Grover Sellers | |
Office: | 38th Attorney General of Texas |
Term Start: | 1943 |
Term End: | 1946 |
Predecessor: | Gerald Mann |
Successor: | Price Daniel |
Birth Date: | 20 November 1892 |
Birth Place: | Louisiana, U.S. |
Death Place: | Sulphur Springs, Texas |
Spouse: | Hazel |
Children: | Clara Lee Sellers and Helen Sellers |
Party: | Democratic |
Grover Sellers (November 20, 1892 – August 27, 1980) was Attorney General of Texas from 1944 to 1946.
Sellers was born in Louisiana on November 20, 1892. He married his wife Hazel and had two daughters, Clara Lee and Helen.
He was elected a Delegate to the 1928 Democratic National Convention from Texas.
In 1930, Sellers defeated Justice William Hodges in the Democratic Primary and was subsequently elected a Justice of the Sixth Court of Appeals in Texarkana. Reelected in 1936, Sellers resigned his office to become Attorney General of Texas.[1]
He served one term as Attorney General, from 1944 - 1946. During his term of office, Heman Sweatt, a black man, applied for admission to The University of Texas Law School, which was then segregated for whites only.
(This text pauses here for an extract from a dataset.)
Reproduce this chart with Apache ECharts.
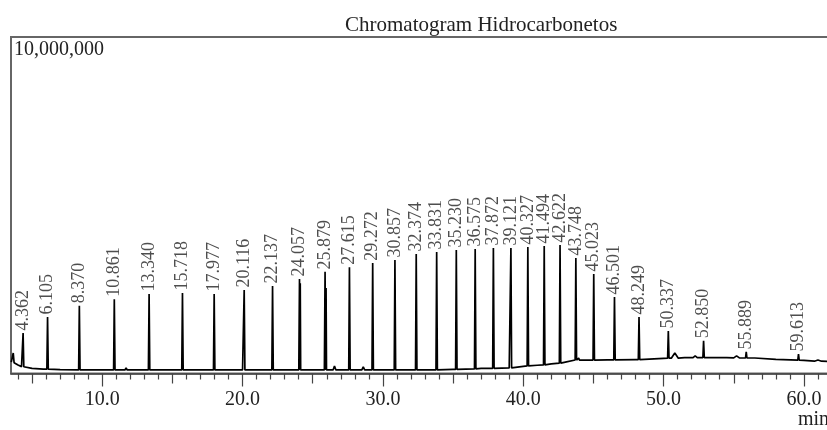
<!DOCTYPE html>
<html>
<head>
<meta charset="utf-8">
<title>Chromatogram Hidrocarbonetos</title>
<script src="https://cdn.jsdelivr.net/npm/echarts@6/dist/echarts.min.js"></script>
<style>
  html, body { margin: 0; padding: 0; background: #fff; }
  #chromatogram { width: 827px; height: 430px; }
</style>
</head>
<body>
<div id="chromatogram"></div>
<script>
// Labelled peaks: retention time (min), apex height and baseline under the peak (counts)
const peakTimes = [
  4.362, 6.105, 8.370, 10.861, 13.340, 15.718, 17.977, 20.116, 22.137, 24.057,
  25.879, 27.615, 29.272, 30.857, 32.374, 33.831, 35.230, 36.575, 37.872, 39.121,
  40.327, 41.494, 42.622, 43.748, 45.023, 46.501, 48.249, 50.337, 52.850, 55.889, 59.613
];
const peakHeights = [
  1200000, 1680000, 2010000, 2210000, 2360000, 2390000, 2360000, 2480000, 2600000, 2810000,
  3020000, 3160000, 3280000, 3370000, 3550000, 3610000, 3670000, 3700000, 3730000, 3730000,
  3760000, 3790000, 3820000, 3430000, 2960000, 2270000, 1680000, 1260000, 970000, 640000, 580000
];
const peakFoot = [
  200000, 130000, 105000, 105000, 105000, 105000, 105000, 105000, 105000, 105000,
  105000, 105000, 105000, 105000, 105000, 105000, 120000, 135000, 155000, 165000,
  225000, 255000, 310000, 400000, 400000, 405000, 415000, 455000, 470000, 460000, 395000
];

// Small unlabelled bumps and shoulders: time, apex, baseline, half width (min)
const bumpTimes = [3.66, 11.70, 24.11, 25.95, 26.55, 28.60, 43.95, 50.80, 52.25, 55.20, 61.00];
const bumpHeights = [609000, 165000, 2680000, 2540000, 225000, 195000, 460000, 610000, 525000, 525000, 400000];
const bumpFoot = [320000, 105000, 105000, 105000, 105000, 105000, 400000, 455000, 470000, 465000, 365000];
const bumpWidth = [0.06, 0.08, 0.03, 0.03, 0.1, 0.1, 0.1, 0.25, 0.15, 0.2, 0.25];

// Baseline drift of the trace: time (min), counts
const baseTimes = [3.52, 3.80, 4.00, 4.25, 5.0, 5.8, 7.0, 9.0, 20.0, 30.0, 33.0, 35.0, 37.0, 39.0,
  40.0, 41.0, 42.0, 43.0, 44.0, 46.0, 48.0, 50.0, 51.5, 53.5, 54.5, 56.5, 58.0, 60.0, 61.8];
const baseValues = [340000, 280000, 250000, 205000, 150000, 130000, 115000, 105000, 105000, 105000,
  105000, 120000, 150000, 165000, 210000, 245000, 285000, 340000, 400000, 405000, 415000, 450000,
  470000, 475000, 470000, 460000, 420000, 390000, 360000];

// Axis ticks
const minorTicks = [4, 6, 7, 8, 9, 11, 12, 13, 14, 16, 17, 18, 19, 21, 22, 23, 24, 26, 27, 28, 29,
  31, 32, 33, 34, 36, 37, 38, 39, 41, 42, 43, 44, 46, 47, 48, 49, 51, 52, 53, 54, 56, 57, 58, 59, 61];
const midTicks = [5, 15, 25, 35, 45, 55];
const majorTicks = [10, 20, 30, 40, 50, 60];
const yTopLabel = [10000000];

document.addEventListener("DOMContentLoaded", function () {
  const serif = "'Liberation Serif', 'DejaVu Serif', serif";
  const ink = "#222";

  // Build the trace: baseline points, then a narrow triangle per peak
  const trace = baseTimes.map((t, i) => [t, baseValues[i]]);
  const halfWidth = 0.05;
  peakTimes.forEach((t, i) => {
    trace.push([t - halfWidth, peakFoot[i]], [t, peakHeights[i]], [t + halfWidth, peakFoot[i]]);
  });
  bumpTimes.forEach((t, i) => {
    trace.push([t - bumpWidth[i], bumpFoot[i]], [t, bumpHeights[i]], [t + bumpWidth[i], bumpFoot[i]]);
  });
  trace.sort((a, b) => a[0] - b[0]);

  const xBase = {
    type: "value",
    min: 3.5,
    max: 62,
    position: "bottom",
    splitLine: { show: false },
    axisLabel: { show: false },
    axisLine: { show: false },
  };

  const option = {
    animation: false,
    title: {
      text: "Chromatogram Hidrocarbonetos",
      left: 345,
      top: 15,
      padding: 0,
      textStyle: { fontFamily: serif, fontSize: 21, fontWeight: "normal", color: ink },
    },
    // the plot runs past the right edge of the picture, as in the original
    grid: {
      left: 11,
      top: 37,
      width: 821,
      bottom: 56.5,
      outerBoundsMode: "none",
      show: true,
      borderColor: "#666",
      borderWidth: 2,
    },
    xAxis: [
      {
        ...xBase,
        axisLine: { show: true, lineStyle: { color: "#444", width: 1.5 } },
        axisTick: { customValues: minorTicks, length: 6, lineStyle: { color: "#444", width: 1.2 } },
      },
      {
        ...xBase,
        axisTick: { customValues: midTicks, length: 10, lineStyle: { color: "#444", width: 1.2 } },
      },
      {
        ...xBase,
        axisTick: { customValues: majorTicks, length: 13, lineStyle: { color: "#444", width: 1.2 } },
        axisLabel: {
          show: true,
          customValues: majorTicks,
          margin: 16,
          formatter: (v) => v.toFixed(1),
          fontFamily: serif,
          fontSize: 20,
          color: ink,
        },
      },
    ],
    yAxis: {
      type: "value",
      min: 0,
      max: 10000000,
      splitLine: { show: false },
      axisLine: { show: false },
      axisTick: { show: false },
      axisLabel: {
        customValues: yTopLabel,
        inside: true,
        margin: 3,
        verticalAlign: "top",
        padding: [3, 0, 0, 0],
        formatter: (v) => v.toLocaleString("en-US"),
        fontFamily: serif,
        fontSize: 20,
        color: ink,
      },
    },
    graphic: [
      {
        type: "text",
        left: 798,
        top: 410,
        style: { text: "min", fontFamily: serif, fontSize: 20, fill: ink },
      },
    ],
    series: [
      {
        name: "trace",
        type: "line",
        xAxisIndex: 0,
        data: trace,
        symbol: "none",
        lineStyle: { color: "#000", width: 1.7 },
      },
      {
        name: "peak labels",
        type: "scatter",
        xAxisIndex: 0,
        data: peakTimes.map((t, i) => [t, peakHeights[i]]),
        symbolSize: 1,
        itemStyle: { color: "transparent" },
        label: {
          show: true,
          position: "top",
          distance: 2,
          rotate: 90,
          align: "left",
          verticalAlign: "middle",
          formatter: (p) => p.value[0].toFixed(3),
          fontFamily: serif,
          fontSize: 18,
          color: ink,
        },
      },
    ],
  };

  const chart = echarts.init(document.getElementById("chromatogram"));
  chart.setOption(option);
  window.addEventListener("resize", () => chart.resize());
});
</script>
</body>
</html>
Sellers opposed Sweatt's admission, citing the "wise and long continued policy of segregation of races in the educational institutions of the state."[2]
Sellers ran for Governor of Texas in the crowded Democratic Primary in 1946. He lost the primary to Beauford H. Jester, coming in third.
Later, he was appointed to the 12th Court of Appeals in Tyler. In 1964, Sellers was elected as a Delegate to the 1964 Democratic National Convention.
Judge Grover Sellers owned and operated one of the early Jersey Herds in Hopkins County on his farm in the Star Ridge Community. Sellers is considered one of the "moving forces" in bringing the dairy industry to Hopkins County.[3]
Sellers died on August 27, 1980, in Sulphur Springs, Texas.